Fabrication of magneto-resistive devices normally involves a sequence of processing steps during which many layers of metals and dielectrics are deposited and then patterned to form a magneto-resistive stack as well as electrodes for electrical connections. The magneto-resistive stack usually includes the free and pinned layers of the device, sandwiched around one or more dielectric layers functioning as the tunnel junction for the magnetic tunnel junction (MTJ) device. To define those millions of MTJ cells in each magnetic random access memory (MRAM) device and make them non-interacting to each other, precise patterning steps including RIE (reactive ion etching) are usually involved. During RIE, high energy ions remove materials vertically in those areas not masked by photoresist, separating one MTJ cell from another.
However, the high energy ions can also react with the non-removed materials laterally. For MTJ cells, this lateral reaction can form a damaged portion by oxygen, moisture and other chemicals on the sidewall, lowering the magneto-resistance ratio and coercivity. This damage is cell size dependent, meaning it becomes more severe when the cell size decreases for the future sub-nano node products. To solve this issue, pure physical etching techniques such as ion beam etching (IBE) have been applied to trim the surface of the MTJ stack to remove the damaged portion. However when trimmed by IBE directly, the volumes of the free layer and pinned layer decrease together, making the latter's size too small to stabilize the internal magnetic state, resulting in a smaller energy barrier and larger switching current. In addition, due to their non-volatile nature, IBE trimmed ferromagnetic materials in the pinned layer and bottom electrode can be re-deposited into the free layer and top electrode, resulting in shorted devices.

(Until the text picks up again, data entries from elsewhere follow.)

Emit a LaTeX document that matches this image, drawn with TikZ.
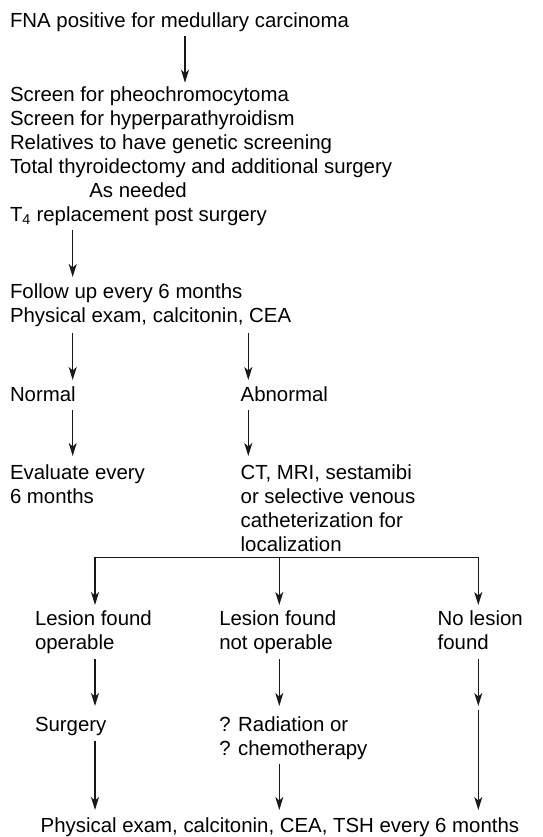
\documentclass[tikz,border=0pt]{standalone}
\usepackage{fontspec}
\setmainfont{Liberation Sans}
\usetikzlibrary{arrows.meta}
\colorlet{flow line}{black!90}
\tikzset{flowtext/.style={anchor=north west, inner sep=0pt, outer sep=0pt, align=left,
        font=\fontsize{20.4pt}{24pt}\selectfont},
      flow/.style={draw=flow line, line width=1.3pt, -{Stealth[length=13pt,width=8pt,inset=3.5pt]}},
      branch/.style={draw=flow line, line width=1.3pt}}

\begin{document}
\begin{tikzpicture}[x=1pt,y=-1pt]
\useasboundingbox (0,0) rectangle (542,837);
\coordinate (colA) at (72.7,0);
\coordinate (colB) at (248.3,0);
\coordinate (colC) at (185,0);
\coordinate (colL) at (95,0);
\coordinate (colM) at (279.3,0);
\coordinate (colR) at (478.3,0);

\node[flowtext] (fna) at (10,13) {FNA positive for medullary carcinoma};
\node[flowtext] (screen) at (10,87) {Screen for pheochromocytoma\\
    Screen for hyperparathyroidism\\
    Relatives to have genetic screening\\
    Total thyroidectomy and additional surgery\\
    \hspace*{79.3pt}As needed\\
    T\textsubscript{4} replacement post surgery};
\node[flowtext] (follow) at (10,284) {Follow up every 6 months\\Physical exam, calcitonin, CEA};
\node[flowtext] (normal) at (10,387) {Normal};
\node[flowtext] (abnormal) at (240.7,387) {Abnormal};
\node[flowtext] (evaluate) at (10,464.3) {Evaluate every\\6 months};
\node[flowtext] (localize) at (240.7,464.3) {CT, MRI, sestamibi\\or selective venous\\catheterization for\\localization};
\node[flowtext] (operable) at (35,610.3) {Lesion found\\operable};
\node[flowtext] (notoperable) at (219.3,610.3) {Lesion found\\not operable};
\node[flowtext] (nolesion) at (437.7,610.3) {No lesion\\found};
\node[flowtext] (surgery) at (35,717) {Surgery};
\node[flowtext] (radiation) at (219.3,717) {? Radiation or\\? chemotherapy};
\node[flowtext] (final) at (40.7,818) {Physical exam, calcitonin, CEA, TSH every 6 months};

\coordinate (split) at (279.3,557.3);
\coordinate (relay) at (478.3,708);

\draw[flow, shorten <=4pt, shorten >=4.3pt] (fna.south -| colC) -- (screen.north -| colC);
\draw[flow, shorten <=4pt, shorten >=7pt] (screen.south -| colA) -- (follow.north -| colA);
\draw[flow, shorten <=5.7pt, shorten >=7pt] (follow.south -| colA) -- (normal.north -| colA);
\draw[flow, shorten <=5.7pt, shorten >=7pt] (follow.south -| colB) -- (abnormal.north -| colB);
\draw[flow, shorten <=7.6pt, shorten >=8.3pt] (normal.south -| colA) -- (evaluate.north -| colA);
\draw[flow, shorten <=7.6pt, shorten >=8.3pt] (abnormal.south -| colB) -- (localize.north -| colB);
\draw[branch] (split -| colL) -- (split -| colR);
\draw[flow, shorten >=5.3pt] (split -| colL) -- (operable.north -| colL);
\draw[flow, shorten >=5.3pt] (split) -- (notoperable.north -| colM);
\draw[flow, shorten >=5.3pt] (split -| colR) -- (nolesion.north -| colR);
\draw[flow, shorten <=5.7pt, shorten >=11pt] (operable.south -| colL) -- (surgery.north -| colL);
\draw[flow, shorten <=5.7pt, shorten >=11pt] (notoperable.south -| colM) -- (radiation.north -| colM);
\draw[flow, shorten <=10pt, shorten >=2pt] (nolesion.south -| colR) -- (relay);
\draw[flow, shorten <=5.7pt, shorten >=8pt] (surgery.south -| colL) -- (final.north -| colL);
\draw[flow, shorten <=4pt, shorten >=8pt] (radiation.south -| colM) -- (final.north -| colM);
\draw[flow, shorten <=2pt, shorten >=8pt] (relay) -- (final.north -| colR);
\end{tikzpicture}
\end{document}
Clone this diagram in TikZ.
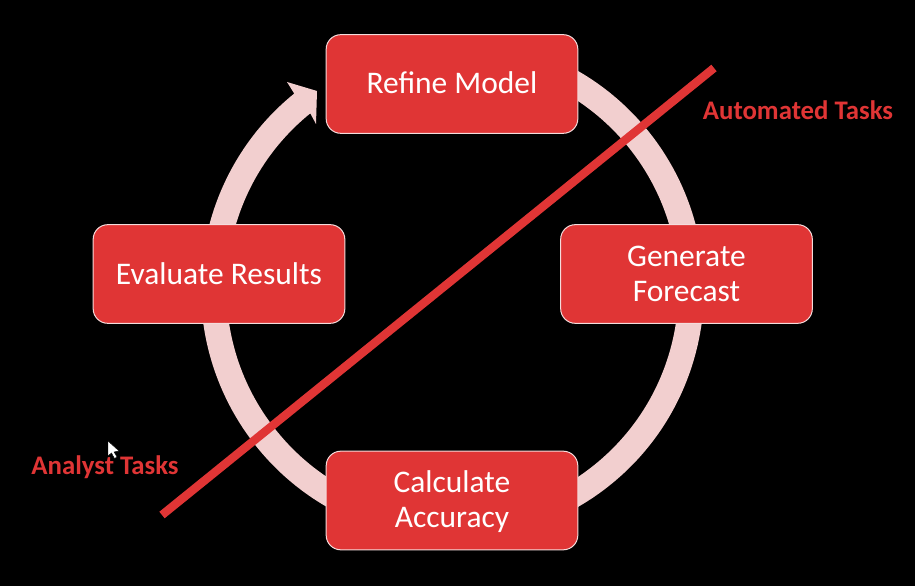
\documentclass[tikz,border=0pt]{standalone}
\usepackage{fontspec}
\setmainfont{Carlito}
\usetikzlibrary{calc}
\definecolor{boxred}{HTML}{E03535}
\definecolor{ringpink}{HTML}{F2CFCF}
\definecolor{edgepink}{HTML}{F4DCDC}
\tikzset{
  stagebox/.style={draw=edgepink,line width=0.75pt,fill=boxred,rounded corners=11pt,minimum width=188.75pt,minimum height=74pt,inner sep=0pt},
  stagetext/.style={inner sep=0pt,align=center,text=white,font=\fontsize{23.6pt}{26.4pt}\selectfont},
  tasklabel/.style={text=boxred,font=\bfseries\fontsize{20.1pt}{23pt}\selectfont,inner sep=0pt},
  divider/.style={draw=boxred,line width=6.3pt}
}
\begin{document}
\begin{tikzpicture}[x=0.75pt,y=0.75pt]
\useasboundingbox[fill=black] (0,0) rectangle (915,586);
\coordinate (c) at (452.5,297);
% ring with arrowhead
\fill[ringpink] ($(c)+(75:251.5)$) arc[start angle=75,end angle=-231,radius=251.5] -- (287,504) -- (317,495) -- (316,462) -- ($(c)+(-231:226)$) arc[start angle=-231,end angle=75,radius=226] -- cycle;
% stages
\node[stagebox] (refine) at (452,502) {};
\node[stagebox] (forecast) at (686.5,312) {};
\node[stagebox] (accuracy) at (452,85.5) {};
\node[stagebox] (evaluate) at (219,312) {};
\node[stagetext] at (452,503) {Refine Model};
\node[stagetext] at (686.5,312) {Generate\\Forecast};
\node[stagetext] at (452,84.5) {Calculate\\Accuracy};
\node[stagetext] at (219,312.5) {Evaluate Results};
% divider
\coordinate (dividerlow) at (162,71);
\coordinate (dividerhigh) at (714,518);
\draw[divider] (dividerlow) -- (dividerhigh);
\node[tasklabel] (automated) at (798,475.5) {Automated Tasks};
\node[tasklabel] (analyst) at (105,119) {Analyst Tasks};
% pointer
\fill[white,draw=black,line width=0.3pt] (108,145) -- (108,130) -- (111.5,133) -- (114.5,127.5) -- (117,129) -- (114,134) -- (119,135) -- cycle;
\end{tikzpicture}
\end{document}
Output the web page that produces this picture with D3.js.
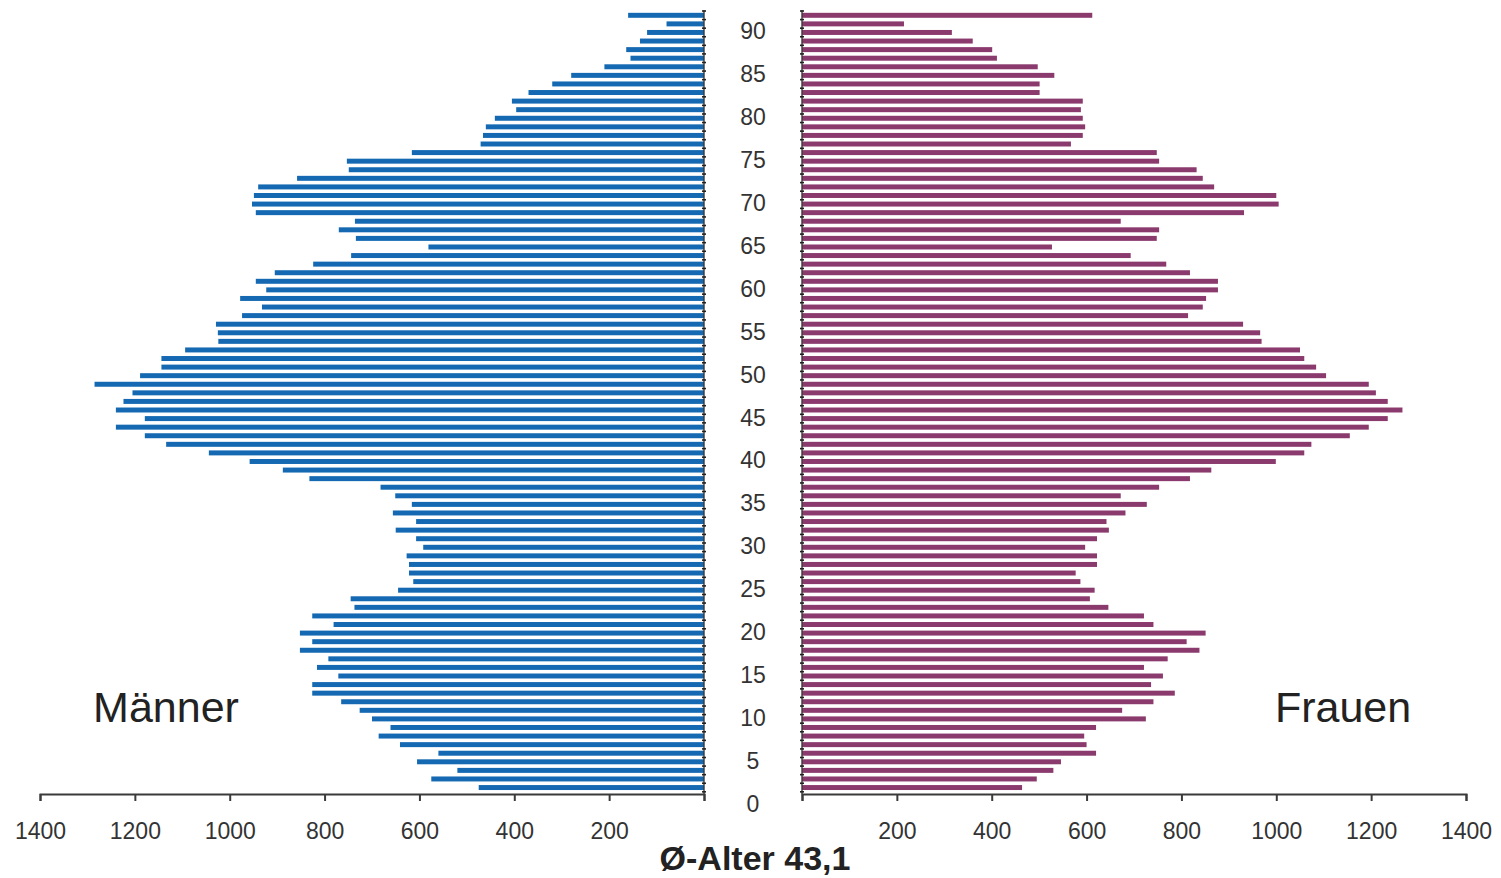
<!DOCTYPE html>
<html>
<head>
<meta charset="utf-8">
<script src="https://cdn.jsdelivr.net/npm/d3@7"></script>
<style>
  html, body { margin: 0; padding: 0; background: #ffffff; }
  svg { display: block; }
  text { font-family: "Liberation Sans", Arial, sans-serif; }
</style>
</head>
<body>
<svg id="chart" width="1501" height="878"></svg>
<script>
// ---- data ----
const ages = [2,3,4,5,6,7,8,9,10,11,12,13,14,15,16,17,18,19,20,21,22,23,24,25,26,27,28,29,30,31,32,33,34,35,36,37,38,39,40,41,42,43,44,45,46,47,48,49,50,51,52,53,54,55,56,57,58,59,60,61,62,63,64,65,66,67,68,69,70,71,72,73,74,75,76,77,78,79,80,81,82,83,84,85,86,87,88,89,90,91,92];

const maenner = [475,575,520,605,560,641,686,661,700,726,765,826,826,771,816,792,852,826,852,781,826,737,745,645,613,622,622,627,592,607,650,607,656,616,651,682,832,888,958,1044,1134,1179,1240,1179,1240,1224,1205,1285,1189,1144,1144,1094,1024,1025,1029,974,932,978,923,945,905,824,744,581,734,770,736,945,953,949,940,858,749,753,616,471,466,460,441,396,405,370,320,280,210,155,164,135,120,79,160];

const frauen = [464,495,530,546,620,600,595,620,725,675,741,786,736,761,721,771,838,811,851,741,721,646,607,617,587,577,622,622,597,622,647,642,682,727,672,753,818,863,999,1059,1074,1155,1195,1235,1266,1235,1210,1195,1105,1084,1059,1050,969,966,930,814,845,852,877,877,818,768,693,527,748,753,672,932,1005,1000,869,845,832,753,748,567,592,597,592,588,592,501,501,532,497,411,401,360,316,215,612];

const ageTickLabels = [0,5,10,15,20,25,30,35,40,45,50,55,60,65,70,75,80,85,90];
const valueTicks = [0,200,400,600,800,1000,1200,1400];
const labelMaenner = "Männer";
const labelFrauen = "Frauen";
const footer = "Ø-Alter 43,1";

// ---- layout ----
const svg = d3.select("#chart");
const colM = "#1469b2";
const colF = "#8b3a6e";
const axisCol = "#3a3a3a";

const xL = d3.scaleLinear().domain([0, 1400]).range([704, 40]);
const xR = d3.scaleLinear().domain([0, 1400]).range([802, 1466]);
const y  = d3.scaleLinear().domain([0, 92]).range([804.7, 15.3]);
const step = Math.abs(y(1) - y(0));
const barH = step * 0.58;
const axisY = y(1.25);
const topY = y(92.6);

const rows = ages.map((a, i) => ({ age: a, m: maenner[i], f: frauen[i] }));

// bars
svg.append("g").selectAll("rect").data(rows).join("rect")
  .attr("x", d => xL(d.m))
  .attr("y", d => y(d.age) - barH / 2)
  .attr("width", d => xL(0) - xL(d.m))
  .attr("height", barH)
  .attr("fill", colM);

svg.append("g").selectAll("rect").data(rows).join("rect")
  .attr("x", xR(0))
  .attr("y", d => y(d.age) - barH / 2)
  .attr("width", d => xR(d.f) - xR(0))
  .attr("height", barH)
  .attr("fill", colF);

// vertical category axes (dotted look from per-category ticks)
[xL(0), xR(0)].forEach(x0 => {
  const g = svg.append("g");
  g.append("line").attr("x1", x0).attr("x2", x0).attr("y1", topY).attr("y2", axisY)
    .attr("stroke", axisCol).attr("stroke-width", 1.4);
  g.selectAll("line.t").data(ages.concat([1])).join("line")
    .attr("class", "t")
    .attr("x1", x0 - 2).attr("x2", x0 + 2)
    .attr("y1", d => y(d + 0.5)).attr("y2", d => y(d + 0.5))
    .attr("stroke", "#222").attr("stroke-width", 1.6);
});

// horizontal value axes
function styleAxis(g) {
  g.select(".domain").attr("stroke", axisCol).attr("stroke-width", 2);
  g.selectAll(".tick line").attr("stroke", axisCol).attr("stroke-width", 2);
  g.selectAll(".tick text")
    .attr("fill", "#333")
    .style("font-size", "23px")
    .attr("dy", "0")
    .attr("y", 45);
}
const axL = d3.axisBottom(xL).tickValues(valueTicks).tickSizeOuter(0).tickSize(7)
  .tickFormat(d => d === 0 ? "" : d);
const axR = d3.axisBottom(xR).tickValues(valueTicks).tickSizeOuter(0).tickSize(7)
  .tickFormat(d => d === 0 ? "" : d);
svg.append("g").attr("transform", `translate(0,${axisY})`).call(axL).call(styleAxis);
svg.append("g").attr("transform", `translate(0,${axisY})`).call(axR).call(styleAxis);

// age labels in the middle
svg.append("g").selectAll("text").data(ageTickLabels).join("text")
  .attr("x", (xL(0) + xR(0)) / 2)
  .attr("y", d => y(d) - 1)
  .attr("text-anchor", "middle")
  .attr("dominant-baseline", "central")
  .attr("fill", "#333")
  .style("font-size", "23px")
  .text(d => d);

// series labels
svg.append("text").attr("x", 166).attr("y", 722).attr("text-anchor", "middle")
  .attr("fill", "#222").style("font-size", "43px").text(labelMaenner);
svg.append("text").attr("x", 1343).attr("y", 722).attr("text-anchor", "middle")
  .attr("fill", "#222").style("font-size", "43px").text(labelFrauen);

// footer
svg.append("text").attr("x", 755).attr("y", 870).attr("text-anchor", "middle")
  .attr("fill", "#222").style("font-size", "34px").style("font-weight", "bold").text(footer);
</script>
</body>
</html>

Several references teach methods to remove sidewall damage. These include U.S. Patent Applications 2017/0025603 (Nara), 2016/0020386 (Kim et al), and 2006/0132983 (Osugi et al). Other references teach methods of blocking material diffusion into a pinned layer. These include U.S. Patent Application 2016/0211441 (Deshpande et al) and U.S. Patent Application 2012/0012952 (Chen et al). All of these references are different from the present disclosure.